1. Estipule a obrigatoriedade da licença ambiental para os imóveis rurais
condicionada ao georeferenciamento das áreas sob proteção legal (Reservas
Legais e Áreas de Preservação Permanente) com compromisso de conservação e/ou recuperação de tais espaços territoriais; tal obrigatoriedade pode ser escalonada no tempo por tamanho de imóveis rurais, com prazos menores para imóveis de maior tamanho.

2. Estabeleça o depósito prévio de um percentual do valor total da multa
aplicada como condição para o recebimento de recurso administrativo pelas
instâncias administrativas superiores. O estabelecimento de depósito da multa ou parcela da mesma como condição para admissão do recurso foi repetidamente solicitado pelo TCU. Inclusive, a Procuradoria do TCU ofereceu em 2002 ao IBAMA um parecer informando que que a exigência do pagamento como condição de admissibilidade de recurso na esfera administrativa foi julgada pelo STF, em diversas ocasiões, como algo que não fere o princípio constitucional da ampla defesa."

3. Determine como sanção, a ser obrigatoriamente aplicada pelo órgão
ambiental competente, o embargo do uso do solo irregularmente desmatado, sob pena de ampliação da multa em dobro do valor originalmente aplicado.

4. Regulamente e instrumentalize o disposto na Lei de Acesso à informação ambiental de sorte a permitir ao cidadão e organizações da sociedade acesso efetivo e, por parte do IBAMA, cumprimento das normas existentes, que continuam sendo ignoradas.
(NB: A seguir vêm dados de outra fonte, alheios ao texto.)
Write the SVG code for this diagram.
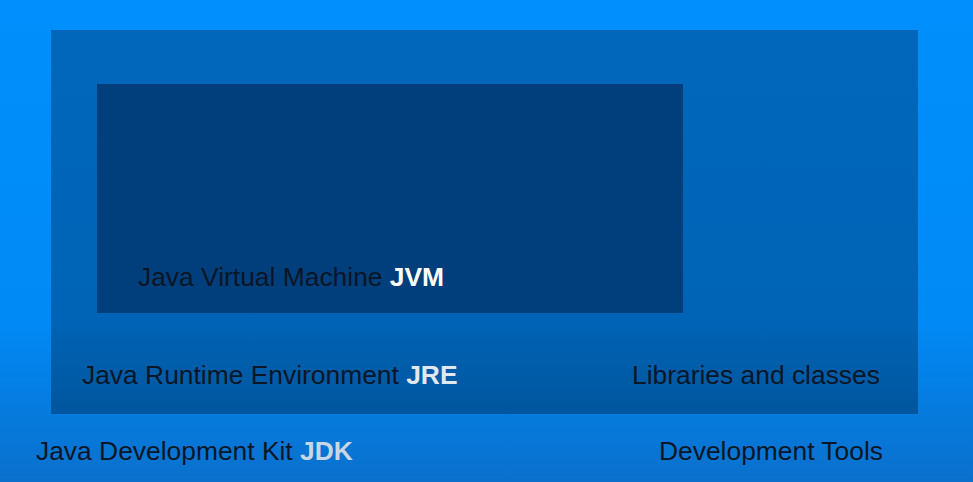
<svg xmlns="http://www.w3.org/2000/svg" width="973" height="482" viewBox="0 0 973 482">
<defs>
<linearGradient id="gOuter" x1="0" y1="0" x2="0" y2="1">
<stop offset="0" stop-color="#008ffc"/>
<stop offset="0.66" stop-color="#008af6"/>
<stop offset="1" stop-color="#0a70cc"/>
</linearGradient>
<linearGradient id="gMid" x1="0" y1="0" x2="0" y2="1">
<stop offset="0" stop-color="#0067ba"/>
<stop offset="0.75" stop-color="#0064b6"/>
<stop offset="1" stop-color="#00569e"/>
</linearGradient>
</defs>
<style>
.t{font-family:"Liberation Sans",Arial,sans-serif;font-size:26.4px;fill:#0b1626}
.b{font-weight:bold}
</style>
<g id="jdk">
<rect x="0" y="0" width="973" height="482" fill="url(#gOuter)"/>
<text class="t" x="36" y="460">Java Development Kit <tspan class="b" fill="#c9d6e4">JDK</tspan></text>
<text class="t" x="659" y="460">Development Tools</text>
</g>
<g id="jre">
<rect x="51" y="30" width="867" height="384" fill="url(#gMid)"/>
<text class="t" x="82" y="384">Java Runtime Environment <tspan class="b" fill="#e2e8ee">JRE</tspan></text>
<text class="t" x="632" y="384">Libraries and classes</text>
</g>
<g id="jvm">
<rect x="97" y="84" width="586" height="229" fill="#003f7b"/>
<text class="t" x="138" y="286">Java Virtual Machine <tspan class="b" fill="#ffffff">JVM</tspan></text>
</g>
<g id="connectors"/>
</svg>
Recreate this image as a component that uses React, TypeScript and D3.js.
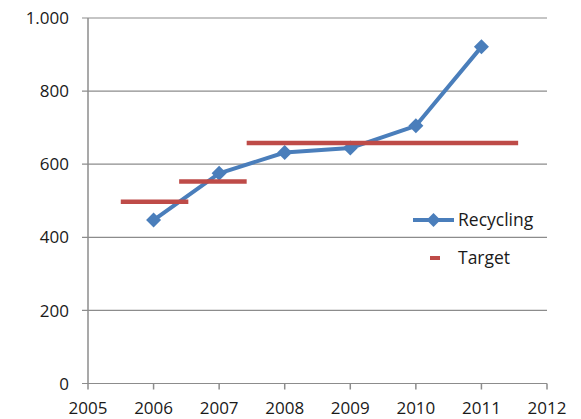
import React from "react";
import * as d3 from "d3";

const years = [2006, 2007, 2008, 2009, 2010, 2011];
const recycling = [447, 575, 632, 644, 705, 921];

const targetStart = [2005.5, 2006.39, 2007.42];
const targetEnd = [2006.53, 2007.42, 2011.56];
const targetValue = [497, 553, 658];

const xTicks = [2005, 2006, 2007, 2008, 2009, 2010, 2011, 2012];
const yTicks = [0, 200, 400, 600, 800, 1000];
const yTickLabels = ["0", "200", "400", "600", "800", "1.000"];

const legendLabels = ["Recycling", "Target"];

const W = 581;
const H = 419;
const left = 88;
const right = 547;
const top = 18;
const bottom = 383.5;

const BLUE = "#4a7ebb";
const RED = "#be4b48";
const GRID = "#8c8c8c";
const TEXT = "#1a1a1a";
const FONT = "'Open Sans', sans-serif";

export default function App() {
  const x = d3.scaleLinear().domain([2005, 2012]).range([left, right]);
  const y = d3.scaleLinear().domain([0, 1000]).range([bottom, top]);

  const line = d3
    .line<number>()
    .x((_, i) => x(years[i]))
    .y((d) => y(d));

  const diamond = (cx: number, cy: number, r: number) =>
    `M${cx},${cy - r}L${cx + r},${cy}L${cx},${cy + r}L${cx - r},${cy}Z`;

  return (
    <svg
      width={W}
      height={H}
      style={{ position: "absolute", left: 0, top: 0, background: "#fff" }}
    >
      {/* gridlines */}
      {yTicks.map((t) => (
        <line
          key={"g" + t}
          x1={left - 6}
          x2={right}
          y1={y(t)}
          y2={y(t)}
          stroke={GRID}
          strokeWidth={1.2}
        />
      ))}
      {/* y axis */}
      <line x1={left} x2={left} y1={top} y2={bottom} stroke={GRID} strokeWidth={1.5} />
      {/* x ticks */}
      {xTicks.map((t) => (
        <line
          key={"xt" + t}
          x1={x(t)}
          x2={x(t)}
          y1={bottom}
          y2={bottom + 6}
          stroke={GRID}
          strokeWidth={1.5}
        />
      ))}
      {/* y labels */}
      {yTicks.map((t, i) => (
        <text
          key={"yl" + t}
          x={69}
          y={y(t)}
          dy="0.36em"
          textAnchor="end"
          fontFamily={FONT}
          fontSize={17}
          fill={TEXT}
        >
          {yTickLabels[i]}
        </text>
      ))}
      {/* x labels */}
      {xTicks.map((t) => (
        <text
          key={"xl" + t}
          x={x(t)}
          y={414}
          textAnchor="middle"
          fontFamily={FONT}
          fontSize={17}
          fill={TEXT}
        >
          {t}
        </text>
      ))}
      {/* recycling line */}
      <path
        d={line(recycling) || ""}
        fill="none"
        stroke={BLUE}
        strokeWidth={4}
        strokeLinejoin="round"
      />
      {recycling.map((v, i) => (
        <path key={"m" + i} d={diamond(x(years[i]), y(v), 7.5)} fill={BLUE} />
      ))}
      {/* targets */}
      {targetValue.map((v, i) => (
        <line
          key={"tg" + i}
          x1={x(targetStart[i])}
          x2={x(targetEnd[i])}
          y1={y(v)}
          y2={y(v)}
          stroke={RED}
          strokeWidth={4.5}
        />
      ))}
      {/* legend */}
      <line x1={413} x2={454} y1={220} y2={220} stroke={BLUE} strokeWidth={4} />
      <path d={diamond(433.5, 220, 7)} fill={BLUE} />
      <text x={458} y={226} fontFamily={FONT} fontSize={17.5} fill={TEXT}>
        {legendLabels[0]}
      </text>
      <line x1={430} x2={440} y1={258} y2={258} stroke={RED} strokeWidth={4} />
      <text x={458} y={264} fontFamily={FONT} fontSize={17.5} fill={TEXT}>
        {legendLabels[1]}
      </text>
    </svg>
  );
}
Além disso, recomenda-se a efetiva implementação, por parte do IBAMA, do disposto pela Lei 8005/90, que atribui ao Presidente do IBAMA a responsabilidade de disciplinar o procedimento administrativo para autuação, cobrança e inscrição na dívida ativa dos débitos, assim como da IN 08/03 do IBAMA, aparentemente descumprida até o momento.